- Records shown -
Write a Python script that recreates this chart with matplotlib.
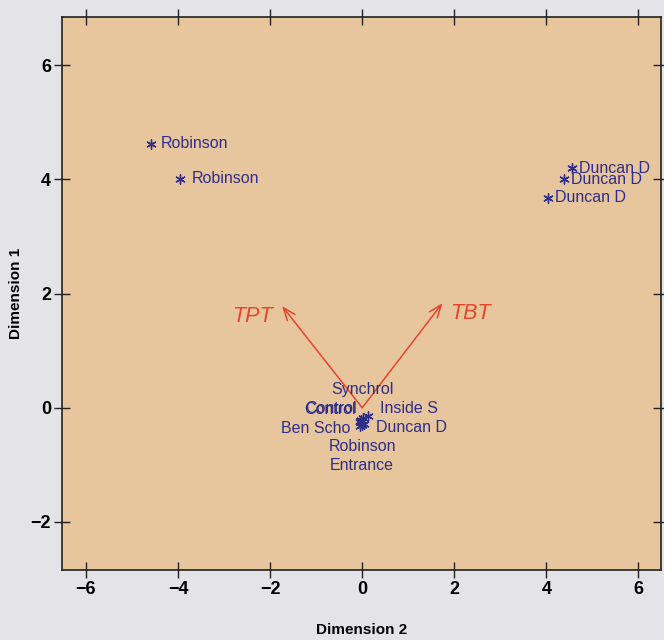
import matplotlib
matplotlib.use("Agg")
import matplotlib.pyplot as plt

# Site scores on the first two dimensions
dim2 = [-4.58, -3.95, 4.56, 4.38, 4.03,
        0.02, -0.05, -0.04, 0.12, -0.04, 0.03, 0.00, -0.02]
dim1 = [4.62, 4.01, 4.19, 4.00, 3.68,
        -0.18, -0.25, -0.24, -0.15, -0.32, -0.28, -0.30, -0.22]
sites = ["Robinson", "Robinson", "Duncan D", "Duncan D", "Duncan D",
         "Synchrol", "Control", "Control", "Inside S", "Ben Scho",
         "Duncan D", "Robinson", "Entrance"]
# label placement (pixel offsets, alignment) for each site
label_dx = [9, 11, 7, 7, 7, -1, -30, -29, 12, -10, 12, 0, 0]
label_dy = [0, 0, 0, 0, 0, 29, 13, 13, 8, -2, -4, -22, -45]
label_ha = ["left"] * 5 + ["center", "center", "center", "left", "right",
                           "left", "center", "center"]

# Environmental vectors
vectors = ["TPT", "TBT"]
vec_x = [-1.74, 1.74]
vec_y = [1.78, 1.83]

bg = "#e4e4e8"
panel = "#e7c59d"
ink = "#2e2e8a"
red = "#e8442c"
sans = ["Liberation Sans", "DejaVu Sans"]

fig = plt.figure(figsize=(6.64, 6.40), dpi=100, facecolor=bg)
ax = fig.add_axes([0.0934, 0.1094, 0.9021, 0.864])
ax.set_facecolor(panel)
ax.set_xlim(-6.52, 6.49)
ax.set_ylim(-2.84, 6.84)

ax.scatter(dim2, dim1, marker=(6, 2, 0), s=45, color=ink, linewidths=1.0, zorder=3)
for x, y, s, dx, dy, ha in zip(dim2, dim1, sites, label_dx, label_dy, label_ha):
    ax.annotate(s, (x, y), xytext=(dx, dy), textcoords="offset pixels",
                ha=ha, va="center", color=ink, fontsize=11.5, family=sans,
                zorder=4)

for name, x, y in zip(vectors, vec_x, vec_y):
    ax.annotate("", xy=(x, y), xytext=(0, 0),
                arrowprops=dict(arrowstyle="->,head_length=0.9,head_width=0.35",
                                color=red, lw=1.1, shrinkA=0, shrinkB=0),
                zorder=2)
    ax.annotate(name, (x, y), xytext=(-30 if x < 0 else 28, -10),
                textcoords="offset pixels", ha="center", va="center",
                color=red, fontsize=15.5, style="italic", family=sans)

ticks_x = [-6, -4, -2, 0, 2, 4, 6]
ticks_y = [-2, 0, 2, 4, 6]
ax.set_xticks(ticks_x)
ax.set_yticks(ticks_y)
ax.set_xticklabels(["\u22126", "\u22124", "\u22122", "0", "2", "4", "6"])
ax.set_yticklabels(["\u22122", "0", "2", "4", "6"])
ax.tick_params(direction="inout", length=12, width=1.0, color="#222222",
               top=True, right=True, labelsize=13, pad=2)
for lab in ax.get_xticklabels() + ax.get_yticklabels():
    lab.set_fontweight("bold")
    lab.set_family("Liberation Sans")
for sp in ax.spines.values():
    sp.set_color("#222222")
    sp.set_linewidth(1.2)

ax.set_xlabel("Dimension 2", fontsize=11, fontweight="bold",
              family="Liberation Sans", labelpad=18)
ax.set_ylabel("Dimension 1", fontsize=11, fontweight="bold",
              family="Liberation Sans", labelpad=5)

fig.savefig("out.png", dpi=100, facecolor=bg)
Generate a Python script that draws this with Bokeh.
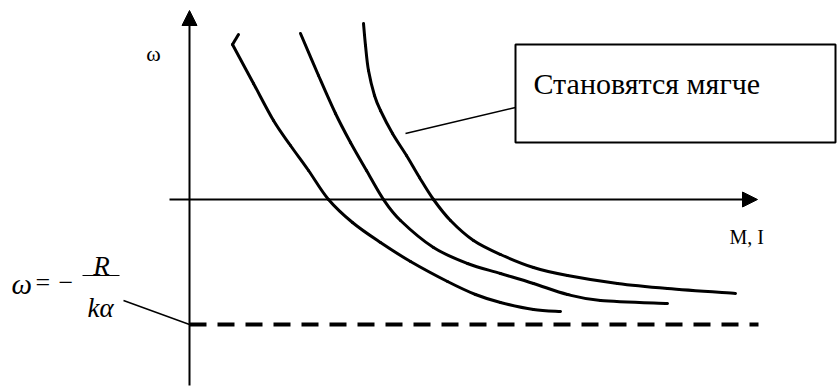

- Problem to work on -
Repeat the preceding records precisely, and leave every picture out of the copy.

- Written reply -
Write a Python script that recreates this chart with matplotlib.
import matplotlib
matplotlib.use("Agg")
import matplotlib.pyplot as plt

# Site scores on the first two dimensions
dim2 = [-4.58, -3.95, 4.56, 4.38, 4.03,
        0.02, -0.05, -0.04, 0.12, -0.04, 0.03, 0.00, -0.02]
dim1 = [4.62, 4.01, 4.19, 4.00, 3.68,
        -0.18, -0.25, -0.24, -0.15, -0.32, -0.28, -0.30, -0.22]
sites = ["Robinson", "Robinson", "Duncan D", "Duncan D", "Duncan D",
         "Synchrol", "Control", "Control", "Inside S", "Ben Scho",
         "Duncan D", "Robinson", "Entrance"]
# label placement (pixel offsets, alignment) for each site
label_dx = [9, 11, 7, 7, 7, -1, -30, -29, 12, -10, 12, 0, 0]
label_dy = [0, 0, 0, 0, 0, 29, 13, 13, 8, -2, -4, -22, -45]
label_ha = ["left"] * 5 + ["center", "center", "center", "left", "right",
                           "left", "center", "center"]

# Environmental vectors
vectors = ["TPT", "TBT"]
vec_x = [-1.74, 1.74]
vec_y = [1.78, 1.83]

bg = "#e4e4e8"
panel = "#e7c59d"
ink = "#2e2e8a"
red = "#e8442c"
sans = ["Liberation Sans", "DejaVu Sans"]

fig = plt.figure(figsize=(6.64, 6.40), dpi=100, facecolor=bg)
ax = fig.add_axes([0.0934, 0.1094, 0.9021, 0.864])
ax.set_facecolor(panel)
ax.set_xlim(-6.52, 6.49)
ax.set_ylim(-2.84, 6.84)

ax.scatter(dim2, dim1, marker=(6, 2, 0), s=45, color=ink, linewidths=1.0, zorder=3)
for x, y, s, dx, dy, ha in zip(dim2, dim1, sites, label_dx, label_dy, label_ha):
    ax.annotate(s, (x, y), xytext=(dx, dy), textcoords="offset pixels",
                ha=ha, va="center", color=ink, fontsize=11.5, family=sans,
                zorder=4)

for name, x, y in zip(vectors, vec_x, vec_y):
    ax.annotate("", xy=(x, y), xytext=(0, 0),
                arrowprops=dict(arrowstyle="->,head_length=0.9,head_width=0.35",
                                color=red, lw=1.1, shrinkA=0, shrinkB=0),
                zorder=2)
    ax.annotate(name, (x, y), xytext=(-30 if x < 0 else 28, -10),
                textcoords="offset pixels", ha="center", va="center",
                color=red, fontsize=15.5, style="italic", family=sans)

ticks_x = [-6, -4, -2, 0, 2, 4, 6]
ticks_y = [-2, 0, 2, 4, 6]
ax.set_xticks(ticks_x)
ax.set_yticks(ticks_y)
ax.set_xticklabels(["\u22126", "\u22124", "\u22122", "0", "2", "4", "6"])
ax.set_yticklabels(["\u22122", "0", "2", "4", "6"])
ax.tick_params(direction="inout", length=12, width=1.0, color="#222222",
               top=True, right=True, labelsize=13, pad=2)
for lab in ax.get_xticklabels() + ax.get_yticklabels():
    lab.set_fontweight("bold")
    lab.set_family("Liberation Sans")
for sp in ax.spines.values():
    sp.set_color("#222222")
    sp.set_linewidth(1.2)

ax.set_xlabel("Dimension 2", fontsize=11, fontweight="bold",
              family="Liberation Sans", labelpad=18)
ax.set_ylabel("Dimension 1", fontsize=11, fontweight="bold",
              family="Liberation Sans", labelpad=5)

fig.savefig("out.png", dpi=100, facecolor=bg)
Generate a Python script that draws this with Bokeh.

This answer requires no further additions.